Mary Frank charted a far different path from her male counterparts in the second half of the 20th century, who rejected the handmade in favor of fabrication. Frank, who is in her early 90s, and has been making work rooted in mythology and her study of dance with Martha Graham for decades, has long deserved to have her multi-genre work celebrated by a New York museum. The fact that this has not happened is not simply a matter of neglect or oversight — it is one of the many instances where, over time, prejudice against her aesthetic independence has become regarded as truth. Until that viewpoint changes, exhibitions such as Mary Frank at Steven Harvey Fine Art Projects will have to do.
Curated by Harvey, the exhibition focuses on Frank’s sculpture done between 1958 and 1985, including 11 sculptures made of wood, bronze, and ceramic, ranging from ones that fit in your palm to a large ceramic head seen in profile. Complementing this group are 5 works on paper, three of which are rendered in black ink. The two exceptions are a monotype, “Lovers” (c. 1980), and an oil-on-paper work, “Chasm” (1990), of a landscape in which a scumbled yellow sky illuminates the narrow passage between two different-colored mountains.

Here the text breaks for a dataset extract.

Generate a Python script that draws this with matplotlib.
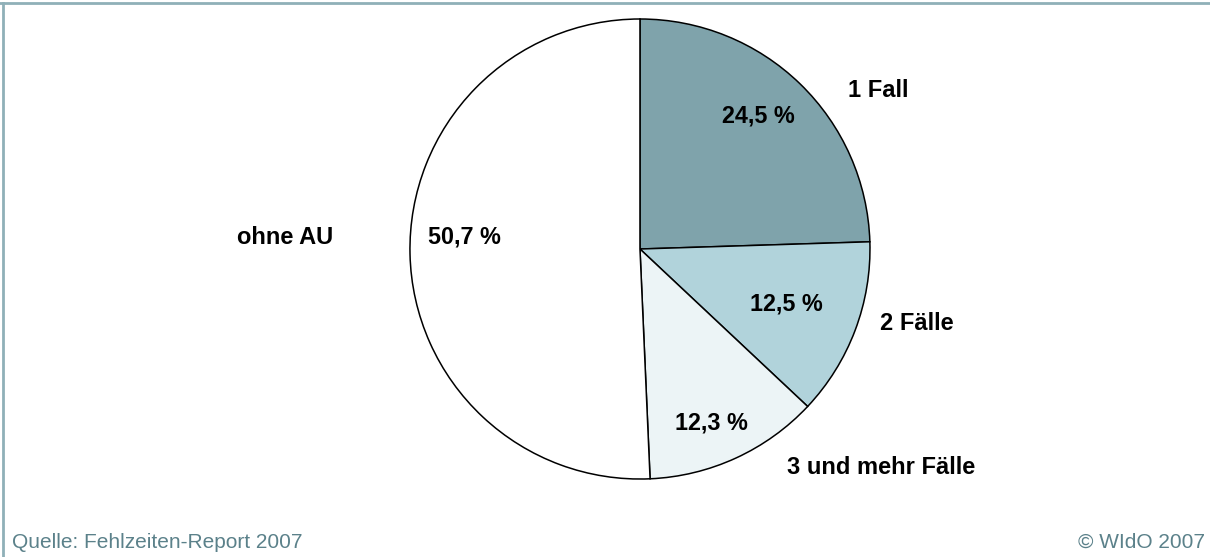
import matplotlib.pyplot as plt
from matplotlib.lines import Line2D

# data
categories = ['1 Fall', '2 Fälle', '3 und mehr Fälle', 'ohne AU']
shares = [24.5, 12.5, 12.3, 50.7]
pct_labels = ['24,5 %', '12,5 %', '12,3 %', '50,7 %']
colors = ['#7fa3ab', '#b1d3db', '#ecf4f6', '#ffffff']

# label positions (data coords, pie radius = 1)
pct_pos = [(0.515, 0.578), (0.635, -0.239), (0.311, -0.757), (-0.765, 0.052)]
cat_pos = [(1.035, 0.687), (1.202, -0.322), (1.048, -0.948), (-1.541, 0.052)]

plt.rcParams['font.family'] = ['Liberation Sans', 'DejaVu Sans']

fig = plt.figure(figsize=(12.1, 5.57), dpi=100)
ax = fig.add_axes([0.3388, 0.140, 0.3802, 0.8259])

ax.pie(shares, colors=colors, startangle=90, counterclock=False, radius=1,
       wedgeprops=dict(edgecolor='black', linewidth=1.1))
ax.set_xlim(-1, 1)
ax.set_ylim(-1, 1)
ax.set_aspect('equal')
ax.axis('off')

for (x, y), t in zip(pct_pos, pct_labels):
    ax.text(x, y, t, ha='center', va='center', fontsize=16.8, fontweight='bold', clip_on=False)
for (x, y), t in zip(cat_pos, categories):
    ax.text(x, y, t, ha='center', va='center', fontsize=17, fontweight='bold', clip_on=False)

# frame lines (top and left)
frame_col = '#8fb0b8'
fig.add_artist(Line2D([0, 1], [1 - 2.5/557, 1 - 2.5/557], color=frame_col, linewidth=2.0, transform=fig.transFigure))
fig.add_artist(Line2D([2.5/1210, 2.5/1210], [0, 1 - 2.5/557], color=frame_col, linewidth=2.0, transform=fig.transFigure))

foot_col = '#5b818a'
fig.text(12/1210, 5/557, 'Quelle: Fehlzeiten-Report 2007', ha='left', va='bottom', fontsize=15, color=foot_col)
fig.text(1205/1210, 5/557, '© WIdO 2007', ha='right', va='bottom', fontsize=15, color=foot_col)

fig.savefig('out.png', dpi=100)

At the outset of her career, Frank announced her interest in the mythic in “Winged Woman” (1958), a chiseled wood sculpture made from a single section of a telephone pole. She maintains an impossible pose, standing on one leg with the other leg raised and wrapped around her thigh. The mythic woman with agency has since become a recurring subject in Frank’s work. She is not a goddess, at least not as they have been described in Greek and Roman mythology. These women are not petty, jealous, or concerned with power. Instead, they are self-sustaining, survivors who have not lost their capacity for love or tenderness.
Working in ceramic, Frank can go from incising lines in a wet, malleable surface to shaping it into a form. In “Entrance” (1975) and “Embracing Couple” (c. 1980), neither of which is taller than 14 inches (~35.6 cm), Frank carves her subjects into thin, free-standing, earth-colored ceramic slabs. The pared-down lines are delicate and firm. The figures, almost exclusively women, seem to exist in a realm found somewhere between the Garden of Eden and a Renaissance version of the idyllic, where sorrow and lament can fill the air.
In the reddish-brown ceramic, “Dawn” (1975), Frank uses a thin slab of clay to shape a woman’s slightly upturned head in profile, resting on a section of wood. From one side, we see her with her eyes closed, dreaming. From the other side, we see a thin layer of clay attached to the hollow, shallow surface that resembles a head in profile, with incisions and indentations extending from where the profile’s eyes would typically be. A face within a face, suggesting the individual consists of layers of identity that have little to do with each other. Is this inner figure capable of channeling visions, as it seems to me? Anything feels possible in this elemental world Frank has concocted.


Left: Mary Frank, “Early Morn” (c. 1980), ceramic; right: Mary Frank, “Sitting” (1985), bronze with green patina



Left: Mary Frank, “Afterwards (MF 1031): (1970), ink wash; right: Mary Frank, “Entrance” (c. 1975), ceramic
Mary Frank continues at Steven Harvey Fine Art Projects (208 Forsyth Street, Lower East Side, Manhattan) through May 22. The exhibition was organized by Steven Harvey Fine Art Projects in collaboration with DC Moore Gallery.